WELL for someone like me who has made his fair share of generally bad and stupid decisions, I've got to appreciate the good ones! I'll try to avoid writing something sappy that uses the kind of vocabulary of one of those workplace inspirational posters.
These stupid ones |
- If you think a trip or vacation would do you good, go do it!
- If you are sick and tired of being sick and tired and need to start moving your body parts in different directs (I.E. going to the gym/for a run/joining a salsa dancing club), then give it a shot!
- If you think that your choice in cars is boring and you want to spice up your life with something as colourful and unpredictable as an episode of game of thrones, go on kijiji and find yourself a more interesting automobile!
(Follow the link for Pro-Tips by someone who isn't really a pro but pretends to be)
http://chiggin.blogspot.com/2018/05/buying-used-car.html
I could very well continue this list and become an arrogant idiot who thinks he's now thoroughly experienced and cultured, but who would put up with me if I did that?
You mean you don't know the detailed events of the Warlords period of contemporary Chinese history? |
And now for a slightly balder me, it's time to come home.
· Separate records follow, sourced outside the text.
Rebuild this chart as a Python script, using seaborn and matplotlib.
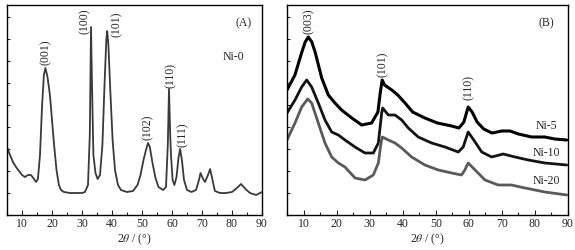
import matplotlib
matplotlib.use("Agg")
import matplotlib.pyplot as plt
import seaborn as sns
import numpy as np
from matplotlib.ticker import MultipleLocator, NullFormatter

# Panel A: Ni-0 pattern (2theta, intensity a.u.)
theta_a = [5, 6, 7, 8, 9, 10, 11, 12, 13, 14, 14.7, 15.3, 16, 16.7, 17.3, 17.8,
           18.5, 19.3, 20, 20.7, 21.5, 22.3, 23, 24, 26, 28, 30, 31, 32, 32.6,
           33.0, 33.4, 33.8, 34.5, 35.2, 36, 36.8, 37.5, 38.1, 38.4, 38.8, 39.5,
           40.2, 41, 42, 43, 45, 47, 48.5, 49.5, 50.5, 51.5, 52, 52.6, 53.5,
           54.5, 55.5, 57, 58, 58.6, 59.0, 59.4, 59.7, 60.2, 60.8, 61.5, 62.2,
           62.7, 63.3, 64, 65, 66.5, 68, 69, 69.5, 70.2, 71, 72, 72.7, 73.5,
           74.3, 76, 78, 80, 82, 83, 84.5, 86, 88, 90]
ni0 = [68, 60, 53, 48, 44, 40, 38, 40, 40, 36, 33, 36, 60, 110, 140, 147,
       138, 120, 95, 70, 45, 30, 25, 23, 22, 22, 22, 23, 30, 80,
       188, 120, 60, 42, 36, 40, 70, 130, 175, 184, 170, 120,
       75, 45, 30, 25, 23, 24, 30, 40, 55, 67, 72, 68, 52,
       37, 28, 25, 28, 70, 126, 80, 58, 35, 30, 38, 58,
       66, 55, 35, 25, 23, 25, 35, 42, 37, 33, 40, 46, 35,
       24, 22, 22, 23, 28, 31, 26, 22, 20, 23]

# Panel B: three samples
theta_5 = [5, 7.4, 9.4, 10.5, 11.45, 12.5, 13.5, 15.5, 17.5, 19.5, 21.5, 24.6,
           27.6, 30.6, 32.5, 33.2, 33.8, 34.5, 36.7, 38.5, 40.7, 43, 46.7, 50.5,
           54.8, 57, 58.5, 59.8, 61, 62.5, 64.5, 67, 70, 72.5, 75, 79, 83, 86, 89.6]
ni5 = [125, 140, 162, 173, 178, 173, 163, 137, 120, 112, 105, 97,
       90, 92, 103, 122, 135, 130, 125, 120, 112, 103, 97, 92,
       89, 87, 93, 108, 103, 93, 86, 82, 84, 84, 81, 78, 78, 76, 75]

theta_10 = [5, 7.42, 9.44, 10.95, 12.46, 14.47, 16.49, 18.51, 20.53, 22.54,
            25.57, 28.59, 31.11, 32.63, 33.64, 33.94, 35.65, 37.67, 39.69, 41.7,
            44.7, 48.75, 52.79, 56.8, 58.3, 59.8, 61.9, 63.9, 66.9, 70.4, 73.97,
            78, 83, 89.6]
ni10 = [102, 115, 128, 135, 128, 112, 95, 83, 80, 75,
        68, 62, 62, 72, 102, 107, 100, 100, 95, 87,
        78, 72, 68, 63, 68, 83, 73, 63, 58, 61, 58,
        55, 52, 50]

theta_20 = [5, 7.42, 9.44, 11.25, 12.46, 14.47, 16.49, 18.51, 20.53, 22.54,
            25.57, 28.59, 31.11, 32.63, 33.43, 33.84, 35.65, 37.67, 39.69, 42.7,
            46.7, 50.77, 54.8, 57.8, 58.8, 59.8, 61.9, 64.9, 68.9, 72.9, 77,
            83, 89.6]
ni20 = [75, 92, 108, 116, 112, 92, 72, 58, 52, 48,
        37, 35, 40, 52, 72, 78, 75, 72, 67, 58,
        50, 45, 42, 40, 45, 52, 45, 35, 30, 30, 27,
        23, 20]

# peak labels: text, 2theta, pixel row of label centre
hkl_a = [("(001)", 17.8, 52), ("(100)", 30.8, 21), ("(101)", 41.6, 24),
         ("(102)", 52.0, 127), ("(110)", 59.7, 75), ("(111)", 63.5, 135)]
hkl_b = [("(003)", 11.6, 21), ("(101)", 34.0, 64), ("(110)", 59.9, 88)]
names_b = [("Ni-5", 126), ("Ni-10", 153), ("Ni-20", 181)]

sns.set_style("ticks")
plt.rcParams["font.family"] = ["Liberation Serif", "DejaVu Serif"]
plt.rcParams["mathtext.fontset"] = "stix"
fs = 8.5

fig = plt.figure(figsize=(5.75, 2.5), dpi=100)
ax1 = fig.add_axes([7 / 575, 35 / 250, 255 / 575, 210 / 250])
ax2 = fig.add_axes([287 / 575, 35 / 250, 281 / 575, 210 / 250])

sns.lineplot(x=theta_a, y=ni0, ax=ax1, color="#3a3a3a", lw=1.3)
sns.lineplot(x=theta_5, y=ni5, ax=ax2, color="#000000", lw=2.2)
sns.lineplot(x=theta_10, y=ni10, ax=ax2, color="#141414", lw=2.0)
sns.lineplot(x=theta_20, y=ni20, ax=ax2, color="#5a5a5a", lw=2.0)

for ax in (ax1, ax2):
    ax.set_xlim(5, 90)
    ax.set_ylim(0, 210)
    ax.xaxis.set_major_locator(MultipleLocator(10))
    ax.xaxis.set_minor_locator(MultipleLocator(5))
    ax.yaxis.set_major_locator(MultipleLocator(22))
    ax.yaxis.set_major_formatter(NullFormatter())
    ax.tick_params(axis="both", which="both", direction="in", top=False,
                   right=False, labelsize=fs, width=0.8, pad=2)
    ax.tick_params(axis="x", which="major", length=3.5)
    ax.tick_params(axis="x", which="minor", length=2)
    ax.tick_params(axis="y", length=2.5)
    for s in ax.spines.values():
        s.set_linewidth(1.0)
        s.set_color("black")
    ax.set_xlabel(r"2$\theta$ / (°)", fontsize=fs, labelpad=1)
    ax.set_ylabel("")

for lab, x, y in hkl_a:
    ax1.text(x, 215 - y, lab, rotation=90, ha="center", va="center", fontsize=fs)
ax1.text(84, 192, "(A)", ha="center", va="center", fontsize=fs)
ax1.text(80.5, 158, "Ni-0", ha="center", va="center", fontsize=fs)

for lab, x, y in hkl_b:
    ax2.text(x, 215 - y, lab, rotation=90, ha="center", va="center", fontsize=fs)
ax2.text(83.3, 192, "(B)", ha="center", va="center", fontsize=fs)
for lab, y in names_b:
    ax2.text(83.5, 215 - y, lab, ha="center", va="center", fontsize=fs)

fig.savefig("out.png", dpi=100)
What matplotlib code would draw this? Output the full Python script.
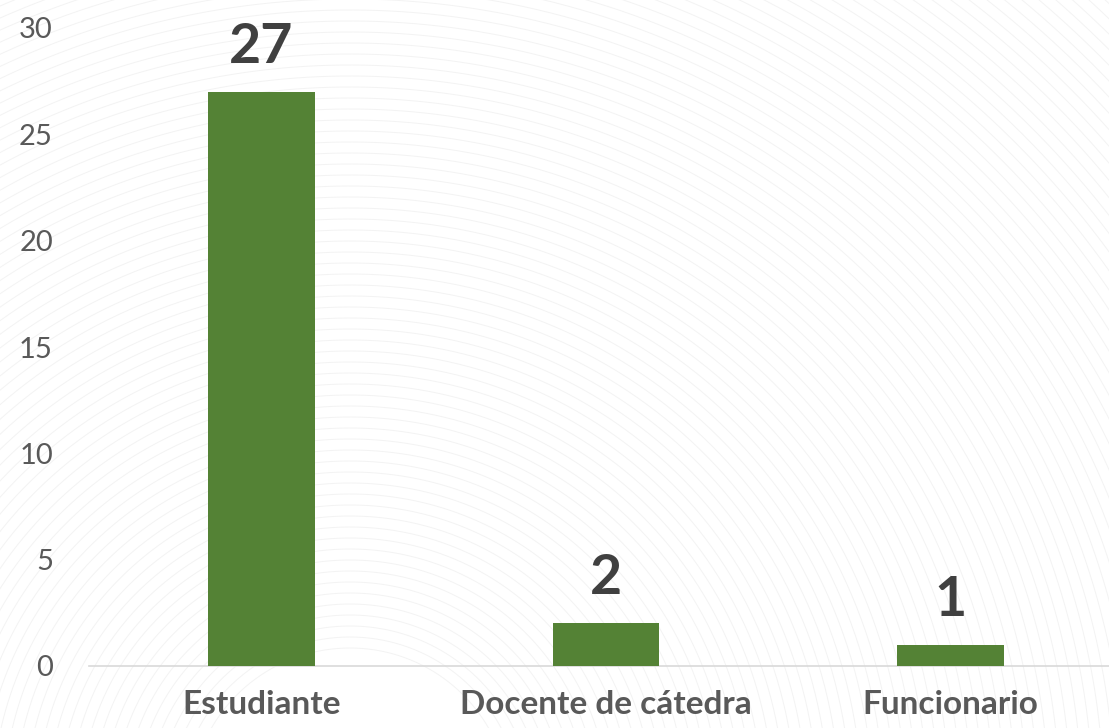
import numpy as np
import matplotlib.pyplot as plt

categorias = ['Estudiante', 'Docente de cátedra', 'Funcionario']
cantidad = [27, 2, 1]
ticks_y = [0, 5, 10, 15, 20, 25, 30]

verde = '#548235'
gris_texto = '#595959'

plt.rcParams['font.family'] = ['Lato', 'DejaVu Sans']

fig = plt.figure(figsize=(11.09, 7.28), dpi=100)

# fondo decorativo: arcos concentricos muy tenues
fondo = fig.add_axes([0, 0, 1, 1], zorder=0)
fondo.set_xlim(0, 1109)
fondo.set_ylim(0, 728)
fondo.axis('off')
t = np.linspace(0, np.pi, 400)
for r in np.arange(160, 1300, 11):
    fondo.plot(350 + r * np.cos(t), -80 + r * np.sin(t), color='#f3f3f3', lw=0.7)

ax = fig.add_axes([89 / 1109, 62 / 728, 1034 / 1109, 638 / 728], zorder=1)
ax.patch.set_visible(False)

x = range(len(categorias))
barras = ax.bar(x, cantidad, width=0.31, color=verde, zorder=3)

for b, v in zip(barras, cantidad):
    ax.annotate(str(v), (b.get_x() + b.get_width() / 2, v),
                xytext=(0, 21), textcoords='offset points',
                ha='center', va='baseline', fontsize=40, fontweight='bold',
                color='#404040')

ax.set_xlim(-0.5, 2.5)
ax.set_ylim(0, 30)
ax.set_yticks(ticks_y)
ax.set_xticks(list(x))
ax.set_xticklabels(categorias, fontsize=24, fontweight='bold', color=gris_texto)
ax.tick_params(axis='y', length=0, pad=26, labelsize=21, labelcolor=gris_texto)
ax.tick_params(axis='x', length=0, pad=17)

for lado in ['top', 'right', 'left']:
    ax.spines[lado].set_visible(False)
ax.spines['bottom'].set_color('#d9d9d9')
ax.spines['bottom'].set_linewidth(1.2)

fig.savefig('out.png', dpi=100)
This is the end part of this post that I don't really know how to write except to explain the voices inside my head. Currently, half of me is screaming at myself saying
YOU IDIOT YOU ARE LEAVING A JOB WITH MONEY AND BENEFITS DOING THE THING YOU WANT TO DO HOW THE FUCK ARE YOU GOING TO EARN MONEY IF YOU DON'T HAVE A GODDAMN JOB LINED UP IN CANADA YOU IMBECILE YOU'RE NOT GOING TO BE HAPPIER SOMEWHERE ELSE YOU MORON STOP RUNNING AWAY YOU HAVE GOOD FRIENDS HERE AND YOU ARE LEAVING THEM BEHIND FOR NO REASON YOU MISERABLE FUCK WHAT IN GOD'S NAME DO YOU THINK YOU'RE DOING!?
The other half of me is gently repeating reassuring phrases in wavering tones of uncertainty.
It's alright. You'll be fine. You're going home. That's what you wanted. It'll be good to be home. That's right, home. The Buick is at home. You can get a cat. You can play in jazz bands again. You can see your friends. That's what you want, isn't it? Don't worry about it being a challenge, challenges are good. Challenges help you grow and learn. You'll figure things out. New nice things will come along. Won't that be nice? Everything will be good and fine and swell and dandy and nice.
Caught between those feelings, I don't know what to do. I can't say if I'm making a mistake, or making a mediocre decision, or maybe I'm just a spoiled idiot. I feel bad for leaving behind such an awesome group of people, but by July 14th, the 3-and-some-years that have been actually really good for me will be over. I'll be on the ground in the mother country and that will be the end of it. So I'm not really sure what to say at this point. I have many mixed feelings, mostly mentioned in this post already, plus more that I'm not really willing to deal with right now. I guess I'll just say thanks.